3. „Weil er beweist, dass wahre Intimität manchmal schmutzig sein muss“

Was der Autor sagen will: Ein Bademantel ist ein ungewöhnliches Bühnenoutfit. Gonzales setzt es gezielt ein, um sein Publikum quasi im Wohnzimmer um sich zu scharen und so Intimität herzustellen. Was daran schmutzig sein soll, geht aus dem Artikel nicht wirklich hervor. Und in welcher Frauenzeitschrift steht, dass Intimität zwangsweise schmutzig sein muss, auch nicht.
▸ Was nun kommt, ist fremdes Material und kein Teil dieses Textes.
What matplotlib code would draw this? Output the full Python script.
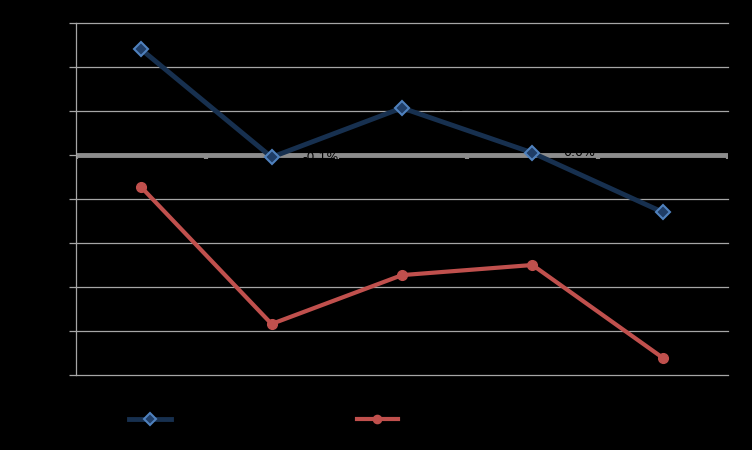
import matplotlib
matplotlib.use("Agg")
import matplotlib.pyplot as plt
import numpy as np

categories = ["2008", "2009", "2010", "2011", "2012"]
series_a = [2.4, -0.05, 1.07, 0.05, -1.3]
series_b = [-0.73, -3.84, -2.73, -2.5, -4.61]
labels_a = ["2.4%", "-0.1%", "1.1%", "0.0%", "-1.3%"]
labels_b = ["-0.7%", "-3.8%", "-2.7%", "-2.5%", "-4.6%"]
name_a = "Series A"
name_b = "Series B"
yticks = [3, 2, 1, 0, -1, -2, -3, -4, -5]

fig = plt.figure(figsize=(7.52, 4.5), dpi=100, facecolor="black")
ax = fig.add_axes([76/752, 1-375/450, 652/752, 352/450], facecolor="black")

x = np.arange(len(categories))
ax.set_xlim(-0.5, len(categories) - 0.5)
ax.set_ylim(-5, 3)

for t in yticks:
    if t == 0:
        continue
    ax.axhline(t, color="#a6a6a6", lw=0.9, zorder=1, clip_on=False)
ax.axhline(0, color="#8c8c8c", lw=3.5, zorder=2)

# category boundary ticks on the zero line
for b in np.arange(-0.5, len(categories), 1.0):
    ax.plot([b, b], [0, -0.1], color="#8c8c8c", lw=3, zorder=2, solid_capstyle="butt")

ax.plot(x, series_a, color="#17304f", lw=3.5, marker="D", ms=7.5,
        mfc="#1f3d66", mec="#4f81bd", mew=1.5, zorder=4, label=name_a)
ax.plot(x, series_b, color="#c0504d", lw=3, marker="o", ms=7,
        mfc="#c0504d", mec="#c0504d", zorder=4, label=name_b)

for xi, yi, lab in zip(x, series_a, labels_a):
    ax.annotate(lab, (xi, yi), xytext=(22, 0), textcoords="offset points",
                color="black", fontsize=9, va="center", zorder=5)
for i, (xi, yi, lab) in enumerate(zip(x, series_b, labels_b)):
    ax.annotate(lab, (xi, yi), xytext=(-6, 6), textcoords="offset points",
                color="black", fontsize=9, va="center", ha="right",
                zorder=5 if i == 0 else 3)

ax.set_yticks(yticks)
ax.set_yticklabels([f"{t}%" for t in yticks], color="black", fontsize=9)
ax.tick_params(axis="y", color="#a6a6a6", length=5, width=0.9)
ax.set_xticks(x)
ax.set_xticklabels(categories, color="black", fontsize=9)
ax.tick_params(axis="x", length=0)

for s in ["top", "right", "bottom"]:
    ax.spines[s].set_visible(False)
ax.spines["left"].set_color("#a6a6a6")
ax.spines["left"].set_linewidth(0.9)

leg = fig.legend(loc="lower left", bbox_to_anchor=(118/752, 0.028), ncol=2,
                 frameon=False, fontsize=9, handlelength=3.3, columnspacing=10,
                 markerscale=0.85)
for t in leg.get_texts():
    t.set_color("black")

fig.savefig("out.png", dpi=100, facecolor="black")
4. „Weil er es in der Öffentlichkeit besonders aufregend findet“

Was der Autor sagen will: Chilly Gonzales spielt gerne live, das ist ihm bei jeder einzelnen Show anzumerken, auch wenn er davon fast 150 im Jahr gibt. Dabei ist der Kunde für ihn König und nur ein glückliches Publikum ein gutes. Deshalb gibt er auf der Bühne alles, bis der Schweiß in Strömen fließt und die Hände in Lichtgeschwindigkeit über die Tasten fegen.

5. „Weil man am Ende aufgeregt, entspannt, gerührt und ein bisschen verliebt ist“

Was der Autor eigentlich sagen will: Punkt 1 führt unweigerlich zu Punkt 5. Gonzales Humor öffnet das Herz, seine Musik erobert es und am Ende verlässt man das Konzert mit eben jenem Grinsen, das manche möglicherweise nach gutem Sex auch nach Stunden noch auf dem Gesicht haben.

 

Als Fazit bleibt: Man merkt, dass der Journalist sich mit Gonzales beschäftigt und vieles erfasst hat, was ihn aus- und besonders macht. Ob man sich deshalb gleich plumper Populär- oder eher Pubertätserotik bedienen muss, sei dahin gestellt. Leider geht aus der Signatur „C. Mohr“ nicht hervor, ob der Urheber weiblich ist. Die Vermutung liegt jedoch nahe. Und am Ende folgt die Zigarette danach und man ist mit der Hoffnung schwanger, dass wohl nicht nur die Autorin, sondern auch immer mehr Menschen in Chilly Gonzales Schaffen „ein bisschen verliebt“ sind.